Overview
GLM-4.5-Air is the compact member of Z.ai's (Zhipu) GLM-4.5 family, released on 28 July 2025 alongside the larger GLM-4.5 flagship. It is a Mixture-of-Experts model with 106 billion total parameters and 12 billion active per token, designed to deliver near-flagship reasoning, coding, and agentic ability at a fraction of the size and cost. The full GLM-4.5 sibling uses 355B total / 32B active; GLM-4.5-Air trades raw capacity for efficiency, fitting on a single high-memory GPU.
Like GLM-4.5, GLM-4.5-Air is a hybrid reasoning model: it exposes a 'thinking' mode for complex reasoning and tool use and a 'non-thinking' mode for fast, direct answers. It targets agent-centric applications — long-horizon coding, function calling, and tool orchestration — rather than just chat. The weights are published under the MIT license on Hugging Face and ModelScope, so the model can be downloaded, fine-tuned, and used commercially.
On Z.ai's own 12-benchmark aggregate covering agentic, reasoning, and coding (ARC) tasks, GLM-4.5-Air scores 59.8, close behind the 63.2 of the full GLM-4.5 while running far cheaper. It is the cost-efficient default in the GLM Air line and the direct predecessor to later Air/Flash-tier releases such as GLM-4.6 and GLM-4.7-Flash.
| Released | 2025-07-28 |
|---|---|
| License | MIT |
| Weights | Open weights |
| Parameters | 106B total · 12B active |
| Context | 128K |
| Max output | 96K |
| Architecture | Mixture-of-Experts (hybrid thinking / non-thinking) |
| Knowledge cutoff | Not disclosed |
| Modalities | Text |
| Status | Generally available |
Benchmarks
- MMLU-Pro81.4%
- AIME 202489.4%
- MATH-50098.1%
- GPQA Diamond71.72%
- BFCL-v3 (function calling)76.4%
- LiveCodeBench70.7%
- SWE-bench Verified57.6%
- TAU-bench (Airline)60.8%
- ARC aggregate (12 benchmarks)59.8
Scores on a 0–100 scale (25-point gridlines); higher is better. Each benchmark links to its published source.
Pricing
| Input | $0.20 / 1M tokens |
|---|---|
| Output | $1.10 / 1M tokens |
Official Z.ai API list price for GLM-4.5-Air. Third-party hosts (e.g. OpenRouter at ~$0.13 / $0.85) and open weights are also available.
Strengths
- Strong agentic and tool-use ability for its size — built specifically for function calling and multi-step agent workflows
- Open MIT-licensed weights: free to download, fine-tune, and use commercially via Hugging Face and ModelScope
- Hybrid thinking / non-thinking modes let you trade reasoning depth for latency in a single checkpoint
- Excellent math and reasoning for a 12B-active model (AIME 2024 89.4, MATH-500 98.1)
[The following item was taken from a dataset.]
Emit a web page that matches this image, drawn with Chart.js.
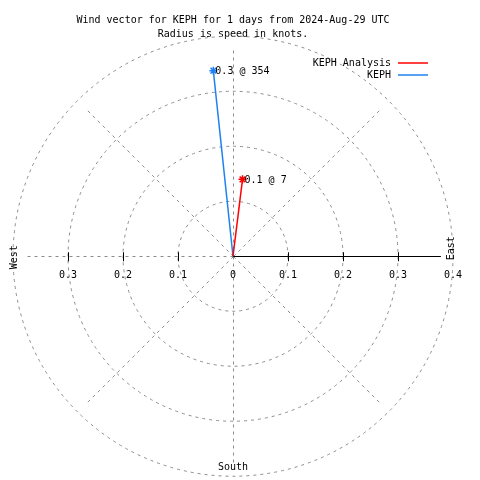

- Much cheaper than the GLM-4.5 flagship ($0.20 / $1.10 vs $0.60 / $2.20 per 1M tokens) with close aggregate scores
- Compact 106B MoE design runs on a single high-memory GPU, lowering self-hosting cost
Best for
- Agentic coding assistants and autonomous coding agents that call tools over long horizons
- Self-hosted deployments where open weights and commercial-friendly licensing matter
- Function-calling and tool-orchestration backends needing reliable structured output
- Cost-sensitive reasoning workloads (math, logic, analysis) that can't justify a flagship-size model
- Fine-tuning and secondary development on a permissively-licensed base
- Latency-flexible apps that switch between fast non-thinking replies and deeper thinking-mode reasoning
How to access
| Provider | Model ID |
|---|---|
| Z.ai API Platform ↗ | glm-4.5-air |
| OpenRouter ↗ | z-ai/glm-4.5-air |
FAQ
How big is GLM-4.5-Air?
GLM-4.5-Air is a Mixture-of-Experts model with 106 billion total parameters and 12 billion active per token. That makes it the compact sibling of the full GLM-4.5, which has 355B total / 32B active parameters.
Is GLM-4.5-Air open source?
Yes. Z.ai released the GLM-4.5-Air weights under the MIT license on Hugging Face and ModelScope. They can be downloaded, fine-tuned, and used commercially, including for secondary development.
What is GLM-4.5-Air's context window?
Z.ai's developer documentation lists a 128K-token context window and up to 96K tokens of output for GLM-4.5-Air. Some third-party hosts advertise the underlying 131,072-token (128K) limit.
How much does GLM-4.5-Air cost?
On the official Z.ai API, GLM-4.5-Air is priced at $0.20 per million input tokens and $1.10 per million output tokens — about a third of the GLM-4.5 flagship's $0.60 / $2.20. Open weights and cheaper third-party hosts (e.g. OpenRouter around $0.13 / $0.85) are also available.